- [Job]: Copy exactly the lines from the beginning of the data down to and including the line holding "ticklabels.append(c)", without any pictures.

- [Information supplied]:
··········

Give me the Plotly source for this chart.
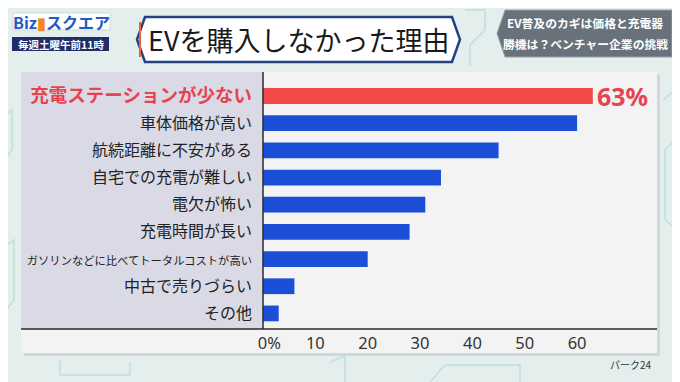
import plotly.graph_objects as go

categories = ["充電ステーションが少ない", "車体価格が高い", "航続距離に不安がある", "自宅での充電が難しい",
              "電欠が怖い", "充電時間が長い", "ガソリンなどに比べてトータルコストが高い", "中古で売りづらい", "その他"]
values = [63, 60, 45, 34, 31, 28, 20, 6, 3]
tick_vals = [0, 10, 20, 30, 40, 50, 60]
tick_text = ["\u00a0\u00a0\u00a00%", "10", "20", "30", "40", "50", "60"]

OFF = 8  # page body margin
W, H = 680 - OFF, 382 - OFF
PX0, PX1, PY0, PY1 = 263, 657, 77, 327  # plot area in page pixels
L, R = PX0 - OFF, W - (PX1 - OFF)
T, B = PY0 - OFF, H - (PY1 - OFF)
PW, PH = PX1 - PX0, PY1 - PY0
FONT = "Noto Sans CJK JP"

def px(x):
    return (x - PX0) / PW

def py(y):
    return (PY1 - y) / PH

colors = ["#f24a48"] + ["#1b4fd8"] * (len(values) - 1)

ticklabels = []
for i, c in enumerate(categories):
    if i == 0:
        ticklabels.append(f"<span style='color:#e8424e;font-size:18.5px'><b>{c}</b></span>")
    elif len(c) > 15:
        ticklabels.append(f"<span style='font-size:11.3px'>{c}</span>")
    else:
        ticklabels.append(c)

fig = go.Figure(go.Bar(
    x=values, y=categories, orientation="h",
    marker=dict(color=colors, line=dict(width=0)),
    width=0.58, hoverinfo="skip",
))

shapes = []
def rect(x0, y0, x1, y1, fill, line=None, lw=0):
    shapes.append(dict(type="rect", xref="paper", yref="paper",
                       x0=px(x0), x1=px(x1), y0=py(y1), y1=py(y0),
                       fillcolor=fill, line=dict(color=line or fill, width=lw), layer="below"))

def path(points, fill, line=None, lw=0, closed=True):
    d = "M " + " L ".join(f"{px(x)},{py(y)}" for x, y in points) + (" Z" if closed else "")
    shapes.append(dict(type="path", xref="paper", yref="paper", path=d,
                       fillcolor=fill, line=dict(color=line or fill, width=lw), layer="below"))

# faint background pattern
deco = "rgba(120,200,190,0.35)"
path([(0, 120), (12, 110), (12, 150), (4, 160), (4, 200)], "rgba(0,0,0,0)", deco, 1.5, closed=False)
path([(0, 250), (14, 240), (14, 300), (2, 315)], "rgba(0,0,0,0)", deco, 1.5, closed=False)
path([(663, 100), (675, 90), (675, 140), (665, 150), (665, 220), (678, 230)], "rgba(0,0,0,0)", deco, 1.5, closed=False)
path([(60, 360), (60, 375), (130, 375), (130, 362)], "rgba(0,0,0,0)", deco, 1.5, closed=False)
path([(330, 362), (345, 356), (345, 382)], "rgba(0,0,0,0)", deco, 1.5, closed=False)
path([(430, 382), (445, 365), (520, 365), (520, 382)], "rgba(0,0,0,0)", deco, 1.5, closed=False)
path([(465, 10), (485, 10), (485, 30), (470, 45), (470, 66)], "rgba(0,0,0,0)", deco, 1.5, closed=False)

# panel
rect(24, 75, 660, 356, "#cfd8d8")
rect(21, 72, 657, 353, "#f3f3f4")
rect(21, 72, 263, 329, "#d9dae6")
# title box
path([(145, 17), (452, 17), (460, 39.5), (452, 62), (145, 62), (137, 39.5)], "#ffffff", "#24427f", 2.5)
# right box
path([(505, 10), (672, 10), (672, 57), (505, 57), (497, 33.5)], "#69717b", "#9aa2ac", 1)
# logo
rect(13, 13, 110, 30, "#ffffff", "#d0d8e0", 1)
rect(12, 37, 109, 51, "#1f2d6b")
# axis lines
shapes.append(dict(type="line", xref="paper", yref="paper", x0=px(21), x1=px(657), y0=py(329), y1=py(329),
                   line=dict(color="#2a2a2a", width=1.5)))
shapes.append(dict(type="line", xref="paper", yref="paper", x0=px(263), x1=px(263), y0=py(72), y1=py(329),
                   line=dict(color="#2a2a2a", width=1.5)))
shapes.append(dict(type="line", xref="paper", yref="paper", x0=px(140), x1=px(140), y0=py(22), y1=py(57),
                   line=dict(color="#e8643a", width=2)))

def note(x, y, text, size, color, xanchor="center", family=FONT):
    return dict(x=px(x), y=py(y), xref="paper", yref="paper", text=text, showarrow=False,
                xanchor=xanchor, yanchor="middle", font=dict(size=size, color=color, family=family))

annotations = [
    dict(x=63, y=categories[0], xref="x", yref="y", text="<b>63%</b>", showarrow=False,
         xanchor="left", yanchor="middle", xshift=2, font=dict(size=25, color="#e8424e", family="Noto Sans")),
    note(298, 39, "EVを購入しなかった理由", 27, "#1a1a1a"),
    note(585, 22, "<b>EV普及のカギは価格と充電器</b>", 11.8, "#ffffff"),
    note(585, 43, "<b>勝機は？ベンチャー企業の挑戦</b>", 11.8, "#ffffff"),
    note(61.5, 21.5,
         "<b><span style='color:#2458c8'>Biz</span><span style='color:#f08a24'>▮</span><span style='color:#2458c8'>スクエア</span></b>",
         16, "#2458c8"),
    note(60.5, 44, "<b>毎週土曜午前11時</b>", 10.5, "#ffffff"),
    note(654, 364, "パーク24", 10, "#333333", xanchor="right"),
]

fig.update_layout(
    width=W, height=H,
    margin=dict(l=L, r=R, t=T, b=B, autoexpand=False),
    paper_bgcolor="#e3eeed",
    plot_bgcolor="rgba(0,0,0,0)",
    showlegend=False,
    shapes=shapes,
    annotations=annotations,
    font=dict(family=FONT, color="#222222"),
    xaxis=dict(range=[0, PW / 5.235], tickvals=tick_vals, ticktext=tick_text, showgrid=False,
               zeroline=False, showline=False, ticks="", tickfont=dict(size=16.5, color="#333333",
               family="Noto Sans"), ticklabelstandoff=4, fixedrange=True, automargin=False),
    yaxis=dict(type="category", autorange="reversed", tickvals=categories, ticktext=ticklabels,
               showgrid=False, zeroline=False, showline=False, ticks="", automargin=False,
               tickfont=dict(size=16, color="#222222", family=FONT), ticklabelstandoff=10),
)

fig.write_html("out.html")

··········

- [Task response]:
Give me the Plotly source for this chart.
import plotly.graph_objects as go

categories = ["充電ステーションが少ない", "車体価格が高い", "航続距離に不安がある", "自宅での充電が難しい",
              "電欠が怖い", "充電時間が長い", "ガソリンなどに比べてトータルコストが高い", "中古で売りづらい", "その他"]
values = [63, 60, 45, 34, 31, 28, 20, 6, 3]
tick_vals = [0, 10, 20, 30, 40, 50, 60]
tick_text = ["\u00a0\u00a0\u00a00%", "10", "20", "30", "40", "50", "60"]

OFF = 8  # page body margin
W, H = 680 - OFF, 382 - OFF
PX0, PX1, PY0, PY1 = 263, 657, 77, 327  # plot area in page pixels
L, R = PX0 - OFF, W - (PX1 - OFF)
T, B = PY0 - OFF, H - (PY1 - OFF)
PW, PH = PX1 - PX0, PY1 - PY0
FONT = "Noto Sans CJK JP"

def px(x):
    return (x - PX0) / PW

def py(y):
    return (PY1 - y) / PH

colors = ["#f24a48"] + ["#1b4fd8"] * (len(values) - 1)

ticklabels = []
for i, c in enumerate(categories):
    if i == 0:
        ticklabels.append(f"<span style='color:#e8424e;font-size:18.5px'><b>{c}</b></span>")
    elif len(c) > 15:
        ticklabels.append(f"<span style='font-size:11.3px'>{c}</span>")
    else:
        ticklabels.append(c)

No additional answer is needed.